DATA SECTION —
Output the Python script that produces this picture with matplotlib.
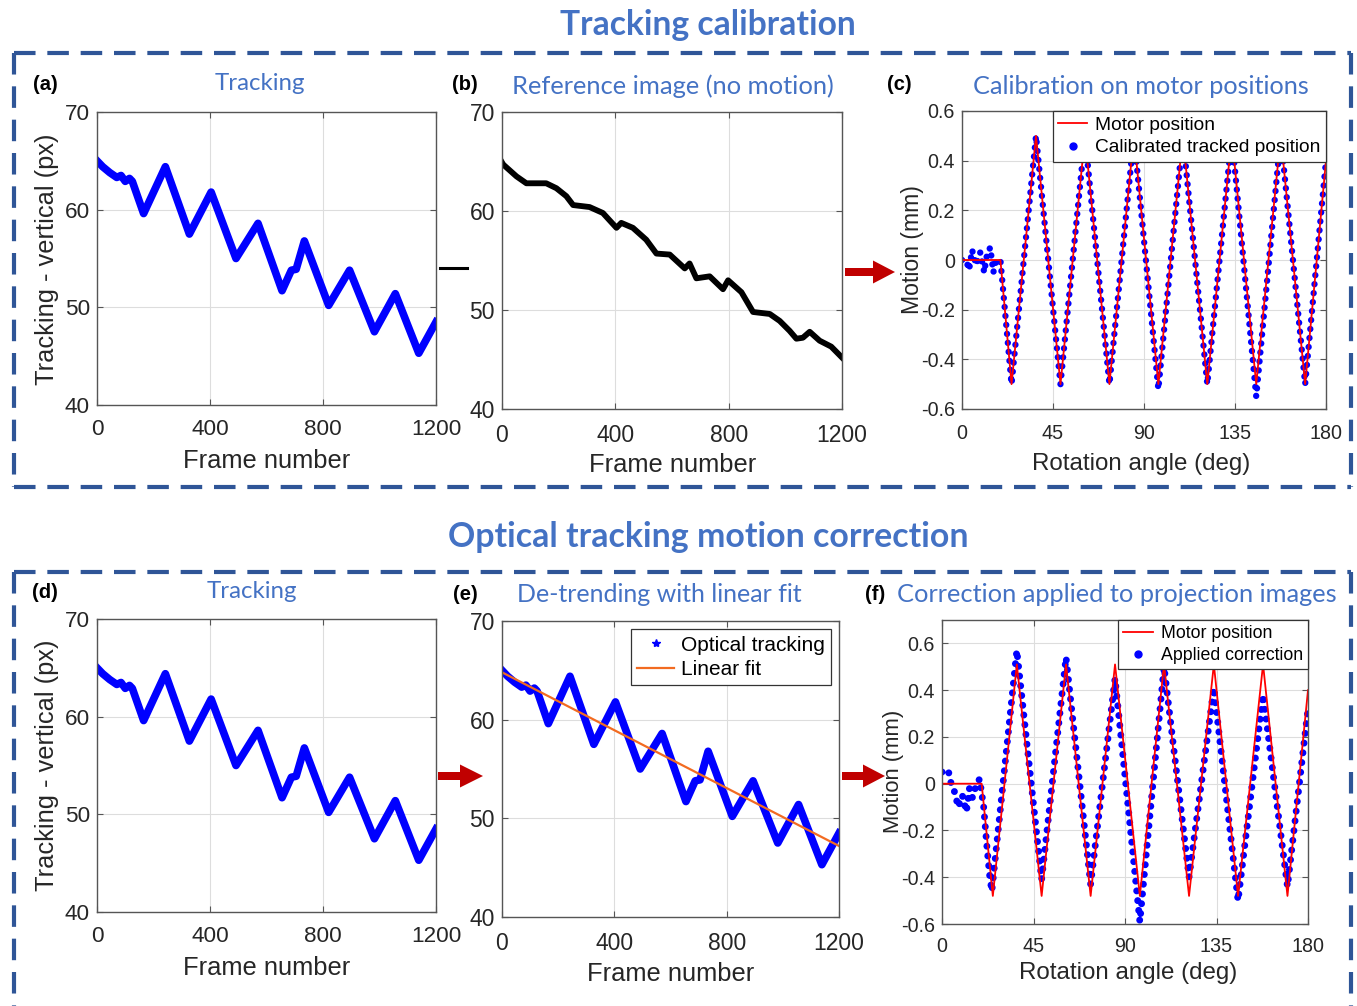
import matplotlib
matplotlib.use("Agg")
import matplotlib.pyplot as plt
from matplotlib.lines import Line2D
from matplotlib.patches import Polygon

# ---------------- data ----------------
track_frame = [0, 20, 45, 70, 85, 100, 115, 125, 165, 242, 327, 404, 492, 570,
               655, 688, 705, 734, 820, 894, 982, 1056, 1139, 1200]
track_px = [65.0, 64.4, 63.8, 63.3, 63.5, 62.9, 63.2, 62.9, 59.6, 64.4, 57.5, 61.8,
            55.0, 58.6, 51.7, 53.8, 53.9, 56.8, 50.2, 53.8, 47.5, 51.4, 45.3, 48.5]

ref_frame = [0, 4, 51, 86, 156, 192, 227, 251, 309, 356, 404, 421, 462, 509, 545,
             592, 645, 662, 686, 733, 780, 798, 845, 886, 945, 980, 1015, 1039,
             1062, 1086, 1121, 1162, 1200]
ref_px = [64.9, 64.7, 63.5, 62.8, 62.8, 62.3, 61.5, 60.6, 60.4, 59.8, 58.3, 58.8,
          58.3, 57.1, 55.7, 55.6, 54.2, 54.7, 53.2, 53.4, 52.1, 53.0, 51.8, 49.8,
          49.6, 48.9, 47.9, 47.1, 47.2, 47.8, 46.9, 46.3, 45.2]

fit_frame = [0, 1200]
fit_px = [64.8, 47.2]

motor_c_deg = [0, 19, 24.5, 36.6, 48.7, 60.8, 72.9, 85.0, 97.1, 109.2, 121.3,
               133.4, 145.5, 157.6, 169.7, 180]
motor_c_mm = [0, 0, -0.5, 0.5, -0.5, 0.5, -0.5, 0.5, -0.5, 0.5, -0.5, 0.5, -0.5,
              0.5, -0.5, 0.4]

calib_deg = [0, 2, 3.5, 5, 7, 9, 11, 12.5, 14, 15.5, 17, 19, 24.5, 36.6, 48.7,
             60.8, 72.9, 85.0, 97.1, 109.2, 121.3, 133.4, 145.5, 157.6, 169.7, 180]
calib_mm = [0.0, 0.0, -0.04, 0.04, -0.02, 0.03, -0.05, 0.03, 0.05, -0.05, 0.0, 0.0,
            -0.5, 0.5, -0.5, 0.5, -0.5, 0.5, -0.52, 0.5, -0.5, 0.5, -0.55, 0.5,
            -0.5, 0.4]

motor_f_deg = [0, 19.5, 25.0, 36.8, 49.0, 61.0, 73.1, 85.1, 97.3, 109.2, 121.5,
               133.7, 145.6, 157.9, 169.9, 180]
motor_f_mm = [0, 0, -0.48, 0.51, -0.48, 0.51, -0.48, 0.51, -0.48, 0.51, -0.48,
              0.51, -0.48, 0.51, -0.48, 0.4]

corr_deg = [0, 3, 4.5, 6, 8, 10, 12, 13.5, 15, 17, 18.5, 20.5, 22, 23.4, 24.5,
            36.8, 49.0, 61.0, 73.1, 85.1, 97.3, 109.2, 121.5, 133.7, 145.6,
            157.9, 169.9, 180]
corr_mm = [0.05, 0.06, 0.0, -0.03, -0.1, -0.05, -0.12, -0.02, -0.06, 0.0, 0.02,
           -0.1, -0.26, -0.39, -0.46, 0.57, -0.41, 0.54, -0.43, 0.45, -0.59, 0.5,
           -0.4, 0.41, -0.5, 0.38, -0.44, 0.32]

frame_ticks = [0, 400, 800, 1200]
px_ticks = [40, 50, 60, 70]
deg_ticks = [0, 45, 90, 135, 180]
mm_ticks = [-0.6, -0.4, -0.2, 0, 0.2, 0.4, 0.6]
mm_labels = ["-0.6", "-0.4", "-0.2", "0", "0.2", "0.4", "0.6"]

# ---------------- style ----------------
W, H = 1357, 1006
plt.rcParams['font.family'] = ['Liberation Sans', 'DejaVu Sans']
plt.rcParams['axes.unicode_minus'] = False
TXT = '#262626'
BLUE_T = '#4472C4'
BOX = '#2F5597'
RED_A = '#C00000'
TFONT = ['Lato', 'DejaVu Sans']

fig = plt.figure(figsize=(W / 100, H / 100), dpi=100)


def add_ax(l, r, t, b):
    return fig.add_axes([l / W, 1 - b / H, (r - l) / W, (b - t) / H])


def style_ax(ax, fs, xpad):
    ax.grid(True, color='#dddddd', lw=0.8)
    ax.set_axisbelow(True)
    for s in ax.spines.values():
        s.set_color('#555555')
        s.set_linewidth(1.0)
    ax.tick_params(direction='in', length=4, width=0.8, color='#555555',
                   labelsize=fs, labelcolor=TXT, top=True, right=True,
                   labeltop=False, labelright=False)
    ax.tick_params(axis='x', pad=xpad)
    ax.tick_params(axis='y', pad=5)


def ftext(x, y, s, **kw):
    return fig.text(x / W, 1 - y / H, s, **kw)


def frame_axes(ax, fs, xpad):
    ax.set_xlim(0, 1200)
    ax.set_ylim(40, 70)
    ax.set_xticks(frame_ticks)
    ax.set_yticks(px_ticks)
    style_ax(ax, fs, xpad)


def deg_axes(ax, top, fs, xpad):
    ax.set_xlim(0, 180)
    ax.set_ylim(-0.6, top)
    ax.set_xticks(deg_ticks)
    ax.set_yticks(mm_ticks)
    ax.set_yticklabels(mm_labels)
    style_ax(ax, fs, xpad)


dot_style = dict(color='#0000FF', linestyle=(0, (0.01, 1.4)),
                 dash_capstyle='round', solid_capstyle='round')

# (a)
ax_a = add_ax(97, 436, 112, 405)
ax_a.plot(track_frame, track_px, color='#0000FF', lw=5.5, solid_joinstyle='round')
frame_axes(ax_a, 16.2, 10)

# (b)
ax_b = add_ax(502, 842, 112, 409)
ax_b.plot(ref_frame, ref_px, color='black', lw=4.2, solid_joinstyle='round')
frame_axes(ax_b, 16.5, 10.5)

# (c)
ax_c = add_ax(962, 1326, 111, 409)
ax_c.plot(calib_deg, calib_mm, lw=4.6, **dot_style)
ax_c.plot(motor_c_deg, motor_c_mm, color='#FF0000', lw=1.3)
deg_axes(ax_c, 0.6, 14.2, 11)
hc = [Line2D([], [], color='#FF0000', lw=1.3),
      Line2D([], [], color='#0000FF', marker='o', ms=5, ls='none')]
leg = ax_c.legend(hc, ['Motor position', 'Calibrated tracked position'],
                  loc='upper right', fontsize=13.8, frameon=True, fancybox=False,
                  borderaxespad=0, handlelength=1.5, handletextpad=0.4,
                  labelspacing=0.25, borderpad=0.3, edgecolor='#333333',
                  framealpha=1)
leg.get_frame().set_linewidth(0.9)

# (d)
ax_d = add_ax(97, 436, 619, 912)
ax_d.plot(track_frame, track_px, color='#0000FF', lw=5.5, solid_joinstyle='round')
frame_axes(ax_d, 16.2, 10)

# (e)
ax_e = add_ax(502, 839, 621, 917)
ax_e.plot(track_frame, track_px, color='#0000FF', lw=5.5, solid_joinstyle='round')
ax_e.plot(fit_frame, fit_px, color='#F26B21', lw=1.6)
frame_axes(ax_e, 16.5, 10.5)
he = [Line2D([], [], color='#0000FF', marker='*', ms=6, ls='none'),
      Line2D([], [], color='#F26B21', lw=1.6)]
leg = ax_e.legend(he, ['Optical tracking', 'Linear fit'], loc='upper right',
                  fontsize=15, frameon=True, fancybox=False, borderaxespad=0.4,
                  handlelength=1.8, handletextpad=0.3, labelspacing=0.25,
                  borderpad=0.3, edgecolor='#333333', framealpha=1)
leg.get_frame().set_linewidth(0.9)

# (f)
ax_f = add_ax(942, 1308, 620, 924)
ax_f.plot(corr_deg, corr_mm, lw=5.0, **dot_style)
ax_f.plot(motor_f_deg, motor_f_mm, color='#FF0000', lw=1.3)
deg_axes(ax_f, 0.7, 14.2, 9)
hf = [Line2D([], [], color='#FF0000', lw=1.3),
      Line2D([], [], color='#0000FF', marker='o', ms=5, ls='none')]
leg = ax_f.legend(hf, ['Motor position', 'Applied correction'], loc='upper right',
                  fontsize=12.8, frameon=True, fancybox=False, borderaxespad=0,
                  handlelength=1.7, handletextpad=0.4, labelspacing=0.25,
                  borderpad=0.3, edgecolor='#333333', framealpha=1)
leg.get_frame().set_linewidth(0.9)

# ---------------- axis labels ----------------
for (x, y, s, fs) in [(267, 461, 'Frame number', 18.4), (673, 465, 'Frame number', 18.4),
                      (1141, 464, 'Rotation angle (deg)', 17.4),
                      (267, 968, 'Frame number', 18.4), (671, 974, 'Frame number', 18.4),
                      (1128, 973, 'Rotation angle (deg)', 17.4)]:
    ftext(x, y, s, fontsize=fs, color=TXT, ha='center', va='center')
for (x, y, s, fs) in [(47, 259, 'Tracking - vertical (px)', 18.3),
                      (912, 250, 'Motion (mm)', 16.6),
                      (47, 765, 'Tracking - vertical (px)', 18.3),
                      (893, 771, 'Motion (mm)', 15.8)]:
    ftext(x, y, s, fontsize=fs, color=TXT, ha='center', va='center', rotation=90)

# ---------------- panel labels and titles ----------------
for (x, y, s) in [(45, 85, '(a)'), (465, 84, '(b)'), (899, 84, '(c)'),
                  (45, 593, '(d)'), (465, 594, '(e)'), (875, 595, '(f)')]:
    ftext(x, y, s, fontsize=14.5, fontweight='bold', color='black', ha='center',
          va='center')

fig.canvas.draw()
renderer = fig.canvas.get_renderer()


def fitted(x, y, s, width, fs0, **kw):
    t = ftext(x, y, s, fontsize=fs0, family=TFONT, ha='center', va='center', **kw)
    w = t.get_window_extent(renderer).width
    t.set_fontsize(fs0 * width / w)
    return t


fitted(260, 84, 'Tracking', 91, 16, color=BLUE_T)
fitted(673, 86, 'Reference image (no motion)', 323, 16, color=BLUE_T)
fitted(1141, 86, 'Calibration on motor positions', 338, 16, color=BLUE_T)
fitted(252, 592, 'Tracking', 91, 16, color=BLUE_T)
fitted(659, 595, 'De-trending with linear fit', 288, 16, color=BLUE_T)
fitted(1117, 595, 'Correction applied to projection images', 441, 16, color=BLUE_T)
fitted(708, 25, 'Tracking calibration', 295, 20, color=BLUE_T, fontweight='bold')
fitted(708, 537, 'Optical tracking motion correction', 519, 20, color=BLUE_T,
       fontweight='bold')

# ---------------- dashed boxes ----------------
lw_box = 3.0
dash = (0, (15.5 / lw_box, 8.5 / lw_box))


def dline(xs, ys):
    fig.add_artist(Line2D([x / W for x in xs], [1 - y / H for y in ys],
                          transform=fig.transFigure, color=BOX, lw=lw_box,
                          linestyle=dash, dash_capstyle='butt'))


for (l, r, t, b) in [(14, 1351, 53, 487), (14, 1351, 572, 1030)]:
    dline([l, r], [t, t])
    dline([l, r], [b, b])
    dline([l, l], [t, b])
    dline([r, r], [t, b])

# ---------------- arrows ----------------


def arrow(x0, xh, x1, y, sh, hh, color):
    pts = [(x0, y - sh / 2), (xh, y - sh / 2), (xh, y - hh / 2), (x1, y),
           (xh, y + hh / 2), (xh, y + sh / 2), (x0, y + sh / 2)]
    fig.add_artist(Polygon([(px / W, 1 - py / H) for px, py in pts], closed=True,
                           transform=fig.transFigure, facecolor=color,
                           edgecolor='none'))


arrow(845, 873, 895, 272, 8, 23, RED_A)
arrow(438, 460, 483, 776, 8, 23, RED_A)
arrow(842, 863, 885, 776, 8, 23, RED_A)
fig.add_artist(Line2D([440 / W, 467 / W], [1 - 268 / H, 1 - 268 / H],
                      transform=fig.transFigure, color='black', lw=2.2))

fig.savefig('out.png', dpi=100, facecolor='white')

GIVEN TASK —
Go from the first line of the listing to the line holding "51.4, 45.3, 48.5]" and, please, transcribe those lines exactly, both included, with no pictures.

RESULT FOR THIS TASK —
Output the Python script that produces this picture with matplotlib.
import matplotlib
matplotlib.use("Agg")
import matplotlib.pyplot as plt
from matplotlib.lines import Line2D
from matplotlib.patches import Polygon

# ---------------- data ----------------
track_frame = [0, 20, 45, 70, 85, 100, 115, 125, 165, 242, 327, 404, 492, 570,
               655, 688, 705, 734, 820, 894, 982, 1056, 1139, 1200]
track_px = [65.0, 64.4, 63.8, 63.3, 63.5, 62.9, 63.2, 62.9, 59.6, 64.4, 57.5, 61.8,
            55.0, 58.6, 51.7, 53.8, 53.9, 56.8, 50.2, 53.8, 47.5, 51.4, 45.3, 48.5]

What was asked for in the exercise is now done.